→ **Requirement**: Restate the whole of the material. Keep every word, and drop the pictures.

---*---

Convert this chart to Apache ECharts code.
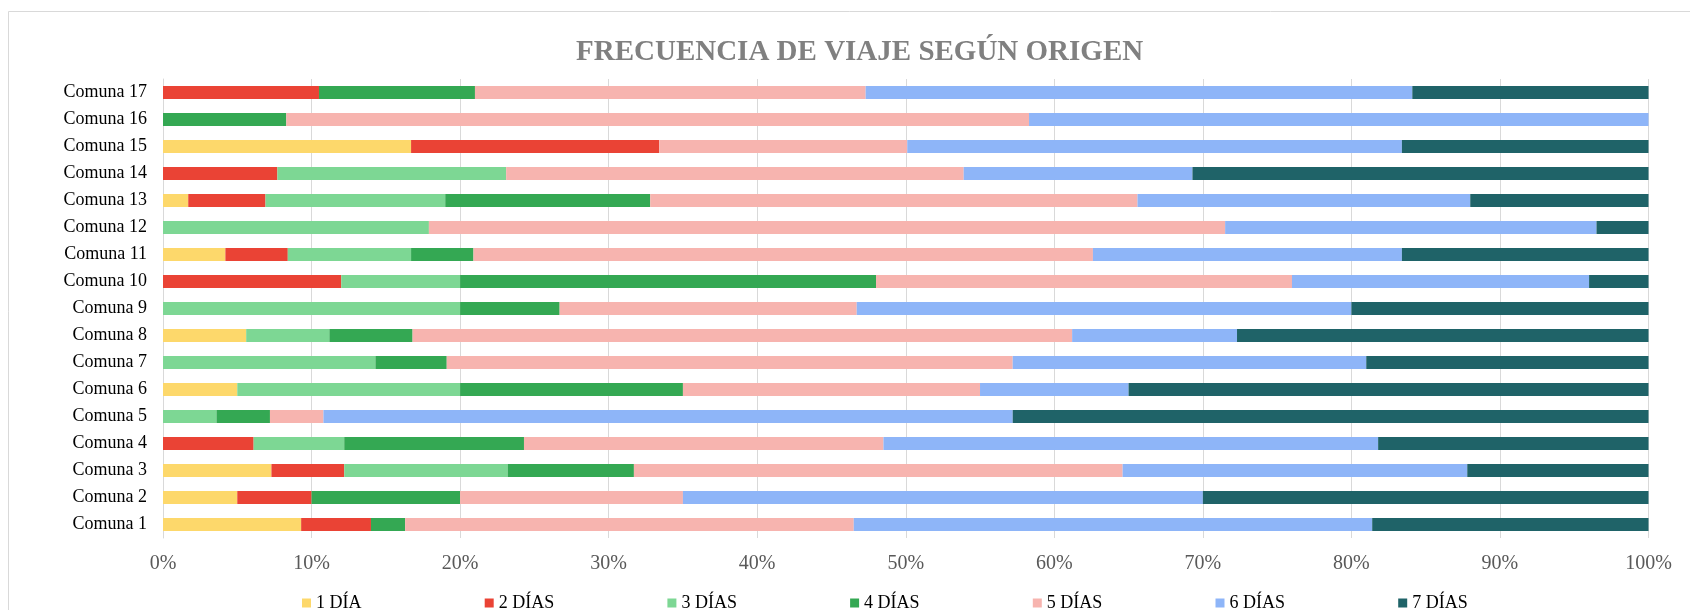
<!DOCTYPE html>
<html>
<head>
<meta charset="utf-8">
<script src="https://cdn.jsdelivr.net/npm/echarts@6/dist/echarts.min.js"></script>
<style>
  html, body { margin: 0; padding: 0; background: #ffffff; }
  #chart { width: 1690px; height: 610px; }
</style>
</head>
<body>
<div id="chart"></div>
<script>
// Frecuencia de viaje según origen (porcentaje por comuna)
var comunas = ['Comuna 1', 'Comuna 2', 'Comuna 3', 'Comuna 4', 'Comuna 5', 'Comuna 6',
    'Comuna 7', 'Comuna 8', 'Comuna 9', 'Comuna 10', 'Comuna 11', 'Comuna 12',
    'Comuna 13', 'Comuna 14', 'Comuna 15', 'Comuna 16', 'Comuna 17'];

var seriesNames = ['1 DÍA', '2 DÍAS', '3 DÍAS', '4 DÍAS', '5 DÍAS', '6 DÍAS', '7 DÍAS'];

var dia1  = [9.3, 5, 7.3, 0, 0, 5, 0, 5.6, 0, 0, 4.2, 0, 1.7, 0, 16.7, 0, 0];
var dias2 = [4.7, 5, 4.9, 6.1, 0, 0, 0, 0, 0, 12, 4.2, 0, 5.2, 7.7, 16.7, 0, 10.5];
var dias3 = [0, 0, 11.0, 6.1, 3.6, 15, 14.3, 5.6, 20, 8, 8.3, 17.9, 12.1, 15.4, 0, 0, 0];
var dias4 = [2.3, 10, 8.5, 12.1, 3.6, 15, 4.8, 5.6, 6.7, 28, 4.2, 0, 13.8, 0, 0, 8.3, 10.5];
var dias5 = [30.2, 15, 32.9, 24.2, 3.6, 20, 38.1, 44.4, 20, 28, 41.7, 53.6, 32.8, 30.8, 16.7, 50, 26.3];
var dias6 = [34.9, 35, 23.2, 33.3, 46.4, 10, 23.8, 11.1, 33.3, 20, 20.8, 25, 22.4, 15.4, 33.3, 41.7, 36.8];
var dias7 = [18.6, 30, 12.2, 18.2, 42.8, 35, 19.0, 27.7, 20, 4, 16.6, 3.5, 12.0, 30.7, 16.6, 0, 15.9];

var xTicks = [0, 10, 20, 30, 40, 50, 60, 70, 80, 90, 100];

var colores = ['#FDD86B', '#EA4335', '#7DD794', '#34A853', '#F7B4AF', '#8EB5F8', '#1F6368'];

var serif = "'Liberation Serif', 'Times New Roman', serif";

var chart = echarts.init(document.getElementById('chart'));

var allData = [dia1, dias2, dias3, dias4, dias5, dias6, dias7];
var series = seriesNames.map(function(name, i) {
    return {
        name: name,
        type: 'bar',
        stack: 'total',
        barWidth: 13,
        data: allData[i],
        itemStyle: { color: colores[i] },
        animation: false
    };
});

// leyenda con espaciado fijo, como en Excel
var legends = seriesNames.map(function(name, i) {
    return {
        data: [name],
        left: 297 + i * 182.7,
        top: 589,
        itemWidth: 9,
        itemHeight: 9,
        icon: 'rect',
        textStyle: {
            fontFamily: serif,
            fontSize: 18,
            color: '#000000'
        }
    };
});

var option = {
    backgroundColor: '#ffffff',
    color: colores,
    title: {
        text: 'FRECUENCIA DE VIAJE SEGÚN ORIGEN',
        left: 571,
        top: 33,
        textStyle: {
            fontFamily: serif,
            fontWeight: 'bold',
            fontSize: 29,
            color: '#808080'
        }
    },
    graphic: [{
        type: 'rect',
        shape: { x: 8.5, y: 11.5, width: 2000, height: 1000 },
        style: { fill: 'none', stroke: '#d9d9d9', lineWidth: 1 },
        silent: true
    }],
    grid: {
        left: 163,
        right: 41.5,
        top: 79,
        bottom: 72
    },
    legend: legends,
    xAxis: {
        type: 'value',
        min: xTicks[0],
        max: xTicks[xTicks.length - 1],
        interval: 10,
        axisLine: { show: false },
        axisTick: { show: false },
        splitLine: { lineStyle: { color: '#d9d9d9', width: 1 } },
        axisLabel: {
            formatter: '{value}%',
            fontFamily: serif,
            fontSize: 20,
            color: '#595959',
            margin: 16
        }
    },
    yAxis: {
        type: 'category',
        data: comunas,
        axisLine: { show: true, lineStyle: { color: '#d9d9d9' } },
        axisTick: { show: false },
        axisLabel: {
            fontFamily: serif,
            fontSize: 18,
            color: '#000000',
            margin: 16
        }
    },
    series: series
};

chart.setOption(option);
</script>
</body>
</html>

---*---

→ **Problem solution**:
Convert this chart to Apache ECharts code.
<!DOCTYPE html>
<html>
<head>
<meta charset="utf-8">
<script src="https://cdn.jsdelivr.net/npm/echarts@6/dist/echarts.min.js"></script>
<style>
  html, body { margin: 0; padding: 0; background: #ffffff; }
  #chart { width: 1690px; height: 610px; }
</style>
</head>
<body>
<div id="chart"></div>
<script>
// Frecuencia de viaje según origen (porcentaje por comuna)
var comunas = ['Comuna 1', 'Comuna 2', 'Comuna 3', 'Comuna 4', 'Comuna 5', 'Comuna 6',
    'Comuna 7', 'Comuna 8', 'Comuna 9', 'Comuna 10', 'Comuna 11', 'Comuna 12',
    'Comuna 13', 'Comuna 14', 'Comuna 15', 'Comuna 16', 'Comuna 17'];

var seriesNames = ['1 DÍA', '2 DÍAS', '3 DÍAS', '4 DÍAS', '5 DÍAS', '6 DÍAS', '7 DÍAS'];

var dia1  = [9.3, 5, 7.3, 0, 0, 5, 0, 5.6, 0, 0, 4.2, 0, 1.7, 0, 16.7, 0, 0];
var dias2 = [4.7, 5, 4.9, 6.1, 0, 0, 0, 0, 0, 12, 4.2, 0, 5.2, 7.7, 16.7, 0, 10.5];
var dias3 = [0, 0, 11.0, 6.1, 3.6, 15, 14.3, 5.6, 20, 8, 8.3, 17.9, 12.1, 15.4, 0, 0, 0];
var dias4 = [2.3, 10, 8.5, 12.1, 3.6, 15, 4.8, 5.6, 6.7, 28, 4.2, 0, 13.8, 0, 0, 8.3, 10.5];
var dias5 = [30.2, 15, 32.9, 24.2, 3.6, 20, 38.1, 44.4, 20, 28, 41.7, 53.6, 32.8, 30.8, 16.7, 50, 26.3];
var dias6 = [34.9, 35, 23.2, 33.3, 46.4, 10, 23.8, 11.1, 33.3, 20, 20.8, 25, 22.4, 15.4, 33.3, 41.7, 36.8];
var dias7 = [18.6, 30, 12.2, 18.2, 42.8, 35, 19.0, 27.7, 20, 4, 16.6, 3.5, 12.0, 30.7, 16.6, 0, 15.9];

var xTicks = [0, 10, 20, 30, 40, 50, 60, 70, 80, 90, 100];

var colores = ['#FDD86B', '#EA4335', '#7DD794', '#34A853', '#F7B4AF', '#8EB5F8', '#1F6368'];

var serif = "'Liberation Serif', 'Times New Roman', serif";

var chart = echarts.init(document.getElementById('chart'));

var allData = [dia1, dias2, dias3, dias4, dias5, dias6, dias7];
var series = seriesNames.map(function(name, i) {
    return {
        name: name,
        type: 'bar',
        stack: 'total',
        barWidth: 13,
        data: allData[i],
        itemStyle: { color: colores[i] },
        animation: false
    };
});

// leyenda con espaciado fijo, como en Excel
var legends = seriesNames.map(function(name, i) {
    return {
        data: [name],
        left: 297 + i * 182.7,
        top: 589,
        itemWidth: 9,
        itemHeight: 9,
        icon: 'rect',
        textStyle: {
            fontFamily: serif,
            fontSize: 18,
            color: '#000000'
        }
    };
});

var option = {
    backgroundColor: '#ffffff',
    color: colores,
    title: {
        text: 'FRECUENCIA DE VIAJE SEGÚN ORIGEN',
        left: 571,
        top: 33,
        textStyle: {
            fontFamily: serif,
            fontWeight: 'bold',
            fontSize: 29,
            color: '#808080'
        }
    },
    graphic: [{
        type: 'rect',
        shape: { x: 8.5, y: 11.5, width: 2000, height: 1000 },
        style: { fill: 'none', stroke: '#d9d9d9', lineWidth: 1 },
        silent: true
    }],
    grid: {
        left: 163,
        right: 41.5,
        top: 79,
        bottom: 72
    },
    legend: legends,
    xAxis: {
        type: 'value',
        min: xTicks[0],
        max: xTicks[xTicks.length - 1],
        interval: 10,
        axisLine: { show: false },
        axisTick: { show: false },
        splitLine: { lineStyle: { color: '#d9d9d9', width: 1 } },
        axisLabel: {
            formatter: '{value}%',
            fontFamily: serif,
            fontSize: 20,
            color: '#595959',
            margin: 16
        }
    },
    yAxis: {
        type: 'category',
        data: comunas,
        axisLine: { show: true, lineStyle: { color: '#d9d9d9' } },
        axisTick: { show: false },
        axisLabel: {
            fontFamily: serif,
            fontSize: 18,
            color: '#000000',
            margin: 16
        }
    },
    series: series
};

chart.setOption(option);
</script>
</body>
</html>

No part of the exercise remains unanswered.